* begin PROVIDED MATERIAL *
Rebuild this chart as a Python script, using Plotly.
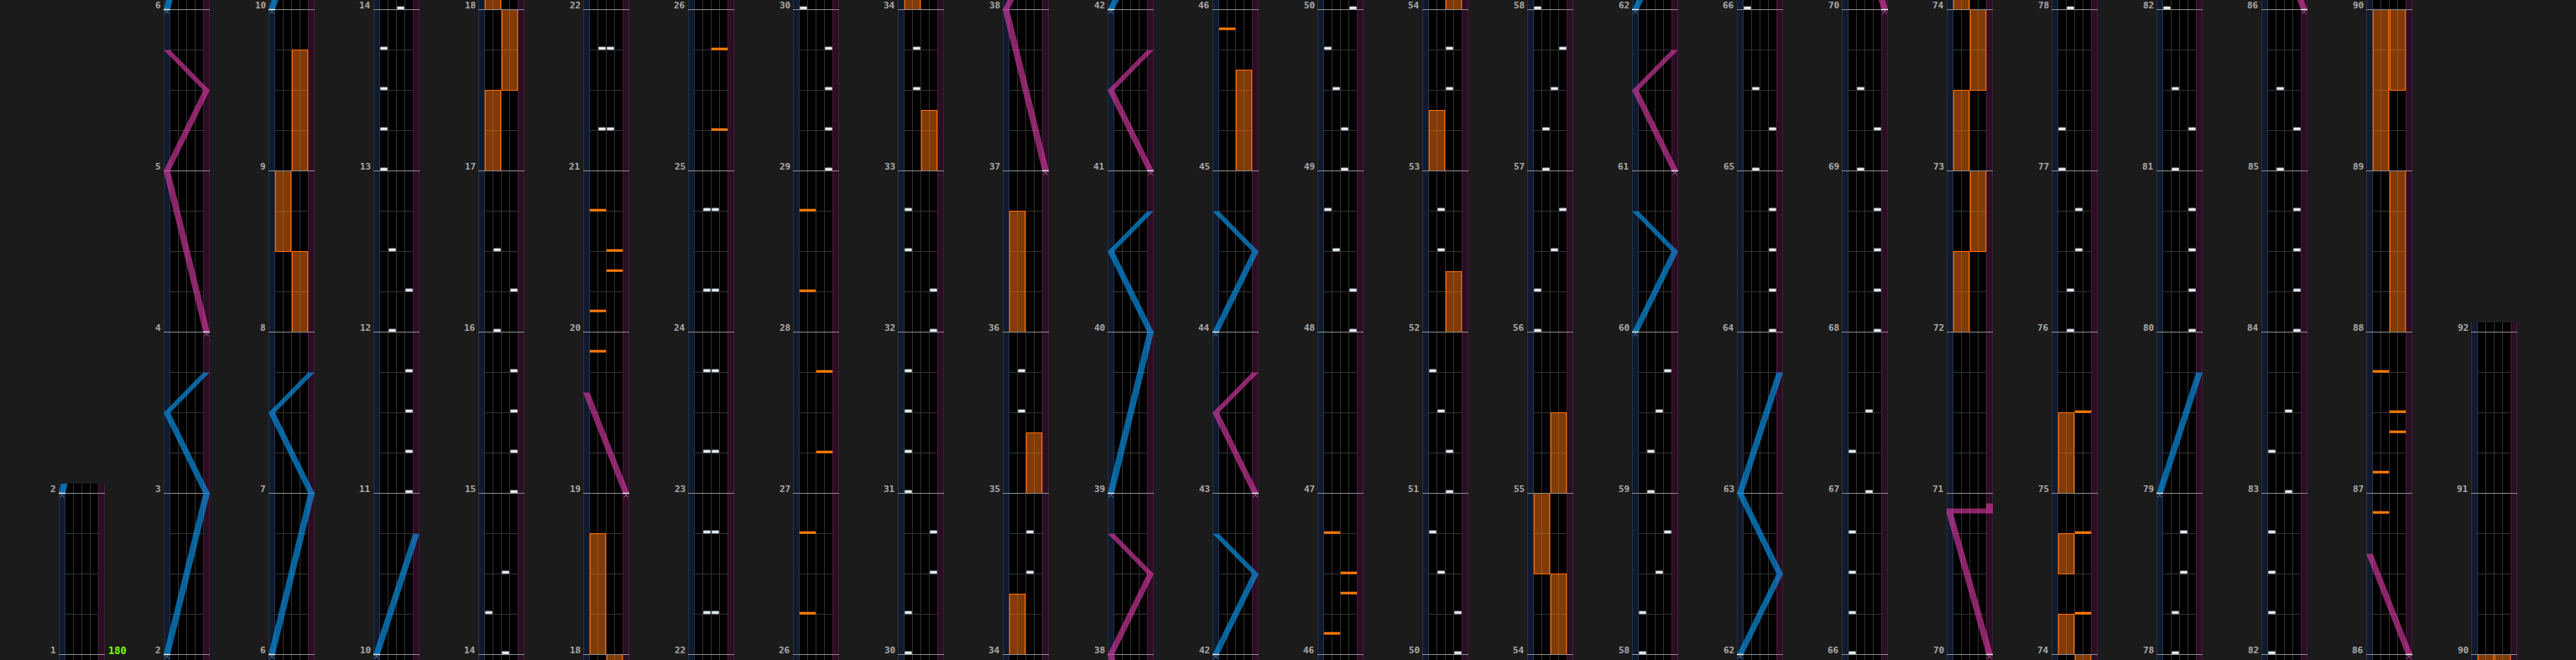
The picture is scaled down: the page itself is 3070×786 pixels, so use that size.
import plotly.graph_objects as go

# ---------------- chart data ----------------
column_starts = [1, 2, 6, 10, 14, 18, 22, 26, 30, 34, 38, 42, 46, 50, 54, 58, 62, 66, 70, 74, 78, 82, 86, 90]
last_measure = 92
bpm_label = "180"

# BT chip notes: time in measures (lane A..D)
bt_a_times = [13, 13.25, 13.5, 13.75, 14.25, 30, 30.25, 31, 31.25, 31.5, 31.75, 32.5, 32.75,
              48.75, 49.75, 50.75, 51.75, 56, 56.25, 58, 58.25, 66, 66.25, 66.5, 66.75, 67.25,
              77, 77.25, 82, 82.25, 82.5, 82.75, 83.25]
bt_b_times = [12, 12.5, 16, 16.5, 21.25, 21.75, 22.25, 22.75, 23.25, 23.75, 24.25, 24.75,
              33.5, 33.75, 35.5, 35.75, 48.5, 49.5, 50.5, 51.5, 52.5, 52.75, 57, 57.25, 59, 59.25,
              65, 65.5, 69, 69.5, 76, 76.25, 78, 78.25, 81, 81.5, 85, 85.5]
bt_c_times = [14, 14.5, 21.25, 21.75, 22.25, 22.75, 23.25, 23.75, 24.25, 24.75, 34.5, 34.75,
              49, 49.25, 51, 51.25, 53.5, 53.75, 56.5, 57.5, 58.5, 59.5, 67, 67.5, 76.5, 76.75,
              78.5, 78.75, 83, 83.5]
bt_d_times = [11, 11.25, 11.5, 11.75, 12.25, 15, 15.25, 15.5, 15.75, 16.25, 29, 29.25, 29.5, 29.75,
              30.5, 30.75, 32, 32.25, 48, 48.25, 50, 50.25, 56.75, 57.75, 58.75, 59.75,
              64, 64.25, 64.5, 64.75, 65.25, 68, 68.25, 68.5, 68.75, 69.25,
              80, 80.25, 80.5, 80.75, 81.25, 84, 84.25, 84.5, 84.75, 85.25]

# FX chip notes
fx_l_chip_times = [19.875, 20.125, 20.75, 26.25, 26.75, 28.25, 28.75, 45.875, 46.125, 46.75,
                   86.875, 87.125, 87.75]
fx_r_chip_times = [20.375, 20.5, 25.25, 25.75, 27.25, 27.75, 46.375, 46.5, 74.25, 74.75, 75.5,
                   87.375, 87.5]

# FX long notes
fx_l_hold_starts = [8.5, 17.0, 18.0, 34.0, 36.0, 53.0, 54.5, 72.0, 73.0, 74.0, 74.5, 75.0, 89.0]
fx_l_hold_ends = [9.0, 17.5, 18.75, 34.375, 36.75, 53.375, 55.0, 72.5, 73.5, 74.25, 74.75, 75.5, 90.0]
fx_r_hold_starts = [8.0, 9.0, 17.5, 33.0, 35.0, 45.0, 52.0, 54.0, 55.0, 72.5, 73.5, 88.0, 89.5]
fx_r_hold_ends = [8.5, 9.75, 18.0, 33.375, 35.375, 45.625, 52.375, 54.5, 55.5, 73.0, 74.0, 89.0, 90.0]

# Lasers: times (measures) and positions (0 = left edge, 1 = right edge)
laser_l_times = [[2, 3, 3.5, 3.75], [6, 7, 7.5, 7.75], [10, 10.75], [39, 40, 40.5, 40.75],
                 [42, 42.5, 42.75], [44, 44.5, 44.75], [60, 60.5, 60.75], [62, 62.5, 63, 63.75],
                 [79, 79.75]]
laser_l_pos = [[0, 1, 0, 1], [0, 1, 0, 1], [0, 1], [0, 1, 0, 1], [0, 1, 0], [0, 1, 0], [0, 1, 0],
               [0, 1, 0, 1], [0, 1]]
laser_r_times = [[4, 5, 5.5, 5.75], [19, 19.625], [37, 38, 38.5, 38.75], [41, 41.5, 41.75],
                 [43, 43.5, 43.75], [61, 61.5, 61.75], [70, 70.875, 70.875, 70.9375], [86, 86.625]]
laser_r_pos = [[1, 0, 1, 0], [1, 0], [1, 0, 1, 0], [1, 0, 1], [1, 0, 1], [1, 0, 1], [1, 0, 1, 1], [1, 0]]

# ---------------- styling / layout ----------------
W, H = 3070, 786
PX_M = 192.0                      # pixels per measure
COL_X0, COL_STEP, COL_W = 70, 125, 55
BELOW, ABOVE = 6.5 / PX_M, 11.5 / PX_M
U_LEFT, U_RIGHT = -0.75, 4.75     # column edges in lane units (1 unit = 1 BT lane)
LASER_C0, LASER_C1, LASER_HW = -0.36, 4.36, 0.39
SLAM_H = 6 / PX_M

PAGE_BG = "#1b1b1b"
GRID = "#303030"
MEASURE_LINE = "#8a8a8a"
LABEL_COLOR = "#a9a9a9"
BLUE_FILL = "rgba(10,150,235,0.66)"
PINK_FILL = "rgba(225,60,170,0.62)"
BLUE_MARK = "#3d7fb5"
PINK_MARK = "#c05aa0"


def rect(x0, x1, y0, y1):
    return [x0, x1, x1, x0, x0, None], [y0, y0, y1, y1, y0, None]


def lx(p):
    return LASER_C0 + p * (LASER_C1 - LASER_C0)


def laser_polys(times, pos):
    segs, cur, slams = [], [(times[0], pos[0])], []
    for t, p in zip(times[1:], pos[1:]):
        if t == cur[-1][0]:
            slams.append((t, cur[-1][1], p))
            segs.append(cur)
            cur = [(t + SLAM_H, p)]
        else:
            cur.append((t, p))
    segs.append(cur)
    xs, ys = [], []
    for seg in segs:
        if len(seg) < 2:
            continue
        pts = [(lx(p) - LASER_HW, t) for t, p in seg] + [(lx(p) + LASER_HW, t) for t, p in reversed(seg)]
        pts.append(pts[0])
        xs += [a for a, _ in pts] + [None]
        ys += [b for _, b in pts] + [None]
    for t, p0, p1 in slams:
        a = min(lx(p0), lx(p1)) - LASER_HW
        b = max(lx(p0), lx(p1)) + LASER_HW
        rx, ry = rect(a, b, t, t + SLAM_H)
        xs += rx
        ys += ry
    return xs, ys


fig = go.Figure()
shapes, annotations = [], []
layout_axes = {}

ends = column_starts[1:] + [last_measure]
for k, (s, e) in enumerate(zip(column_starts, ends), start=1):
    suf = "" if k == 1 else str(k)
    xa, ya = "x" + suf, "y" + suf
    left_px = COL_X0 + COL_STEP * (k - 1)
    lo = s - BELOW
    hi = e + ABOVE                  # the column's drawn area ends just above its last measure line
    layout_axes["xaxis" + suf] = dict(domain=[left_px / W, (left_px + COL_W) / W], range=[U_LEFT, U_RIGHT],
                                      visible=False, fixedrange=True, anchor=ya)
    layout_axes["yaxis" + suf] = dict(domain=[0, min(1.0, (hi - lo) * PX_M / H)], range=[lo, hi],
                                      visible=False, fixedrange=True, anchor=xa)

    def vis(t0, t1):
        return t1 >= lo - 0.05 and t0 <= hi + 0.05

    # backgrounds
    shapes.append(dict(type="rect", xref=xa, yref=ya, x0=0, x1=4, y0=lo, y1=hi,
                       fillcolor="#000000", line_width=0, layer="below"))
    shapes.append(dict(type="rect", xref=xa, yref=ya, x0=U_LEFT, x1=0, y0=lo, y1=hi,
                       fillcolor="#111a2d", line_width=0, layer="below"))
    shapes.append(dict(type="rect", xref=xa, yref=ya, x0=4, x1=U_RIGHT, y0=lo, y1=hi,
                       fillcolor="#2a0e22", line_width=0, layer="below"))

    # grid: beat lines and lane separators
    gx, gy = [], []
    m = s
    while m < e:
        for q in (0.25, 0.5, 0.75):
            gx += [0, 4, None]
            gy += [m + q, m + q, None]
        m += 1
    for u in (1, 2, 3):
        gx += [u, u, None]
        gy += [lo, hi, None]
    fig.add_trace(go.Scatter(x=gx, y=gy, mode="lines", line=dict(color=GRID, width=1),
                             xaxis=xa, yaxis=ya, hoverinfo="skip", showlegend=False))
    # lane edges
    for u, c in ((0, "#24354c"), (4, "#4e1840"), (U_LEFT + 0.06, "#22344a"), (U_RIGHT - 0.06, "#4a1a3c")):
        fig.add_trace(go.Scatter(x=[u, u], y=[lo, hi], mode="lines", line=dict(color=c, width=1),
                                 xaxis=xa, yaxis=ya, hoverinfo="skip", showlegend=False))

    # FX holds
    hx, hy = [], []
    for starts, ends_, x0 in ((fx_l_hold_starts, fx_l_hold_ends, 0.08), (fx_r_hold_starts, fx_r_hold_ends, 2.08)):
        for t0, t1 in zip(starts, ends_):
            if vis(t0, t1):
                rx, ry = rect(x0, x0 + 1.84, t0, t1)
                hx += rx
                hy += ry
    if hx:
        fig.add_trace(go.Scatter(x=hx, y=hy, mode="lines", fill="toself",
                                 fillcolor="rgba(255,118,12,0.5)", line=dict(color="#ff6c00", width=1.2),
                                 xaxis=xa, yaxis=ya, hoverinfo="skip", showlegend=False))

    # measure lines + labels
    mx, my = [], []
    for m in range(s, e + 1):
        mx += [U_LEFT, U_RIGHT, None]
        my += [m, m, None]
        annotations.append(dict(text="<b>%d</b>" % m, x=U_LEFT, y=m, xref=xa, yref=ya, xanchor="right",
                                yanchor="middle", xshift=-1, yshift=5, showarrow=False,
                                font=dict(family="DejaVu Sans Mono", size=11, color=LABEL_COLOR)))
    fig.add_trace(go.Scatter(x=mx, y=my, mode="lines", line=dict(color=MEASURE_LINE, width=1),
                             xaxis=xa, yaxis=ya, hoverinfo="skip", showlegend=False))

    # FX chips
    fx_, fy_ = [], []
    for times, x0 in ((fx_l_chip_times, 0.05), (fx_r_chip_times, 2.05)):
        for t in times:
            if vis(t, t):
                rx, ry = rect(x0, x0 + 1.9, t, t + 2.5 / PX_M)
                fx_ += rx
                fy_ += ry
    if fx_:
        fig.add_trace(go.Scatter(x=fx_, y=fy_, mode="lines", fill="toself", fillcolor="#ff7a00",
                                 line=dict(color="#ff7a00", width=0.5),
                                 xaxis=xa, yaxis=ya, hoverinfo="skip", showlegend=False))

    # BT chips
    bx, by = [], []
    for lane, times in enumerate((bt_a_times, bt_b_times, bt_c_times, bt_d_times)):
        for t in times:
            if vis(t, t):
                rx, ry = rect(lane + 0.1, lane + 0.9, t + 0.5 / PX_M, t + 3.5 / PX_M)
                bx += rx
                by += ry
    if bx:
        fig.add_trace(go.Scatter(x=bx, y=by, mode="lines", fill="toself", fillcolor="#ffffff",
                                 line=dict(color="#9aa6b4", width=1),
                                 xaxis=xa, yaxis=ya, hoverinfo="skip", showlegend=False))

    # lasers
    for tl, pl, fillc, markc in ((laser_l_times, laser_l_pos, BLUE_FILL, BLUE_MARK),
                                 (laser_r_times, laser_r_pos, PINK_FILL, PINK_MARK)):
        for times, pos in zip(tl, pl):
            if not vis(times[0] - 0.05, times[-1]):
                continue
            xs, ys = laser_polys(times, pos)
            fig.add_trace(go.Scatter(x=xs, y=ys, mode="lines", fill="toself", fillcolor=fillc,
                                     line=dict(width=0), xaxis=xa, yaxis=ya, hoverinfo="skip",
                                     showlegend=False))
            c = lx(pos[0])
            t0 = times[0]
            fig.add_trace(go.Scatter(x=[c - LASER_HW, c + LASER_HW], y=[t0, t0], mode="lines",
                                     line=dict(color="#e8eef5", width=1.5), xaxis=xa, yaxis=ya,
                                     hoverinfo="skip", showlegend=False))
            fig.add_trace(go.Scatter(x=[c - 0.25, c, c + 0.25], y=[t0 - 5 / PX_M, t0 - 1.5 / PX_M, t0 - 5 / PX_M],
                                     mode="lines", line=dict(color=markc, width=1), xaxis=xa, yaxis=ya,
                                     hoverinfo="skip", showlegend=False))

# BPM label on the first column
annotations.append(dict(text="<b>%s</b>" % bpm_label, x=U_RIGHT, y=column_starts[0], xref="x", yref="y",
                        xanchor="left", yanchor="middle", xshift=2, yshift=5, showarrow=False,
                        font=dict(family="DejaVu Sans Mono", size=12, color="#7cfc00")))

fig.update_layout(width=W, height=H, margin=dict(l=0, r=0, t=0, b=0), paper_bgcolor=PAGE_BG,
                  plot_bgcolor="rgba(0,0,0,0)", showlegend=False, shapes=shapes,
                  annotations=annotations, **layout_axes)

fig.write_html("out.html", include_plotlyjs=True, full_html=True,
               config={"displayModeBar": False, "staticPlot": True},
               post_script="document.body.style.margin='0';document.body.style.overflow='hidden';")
* end PROVIDED MATERIAL *
Repeat the listing above up to and including the line with "import plotly.graph_objects as go", starting from its first line. Drop any pictures.

▸ **OUTPUT OF THE EXERCISE**
Rebuild this chart as a Python script, using Plotly.
The picture is scaled down: the page itself is 3070×786 pixels, so use that size.
import plotly.graph_objects as go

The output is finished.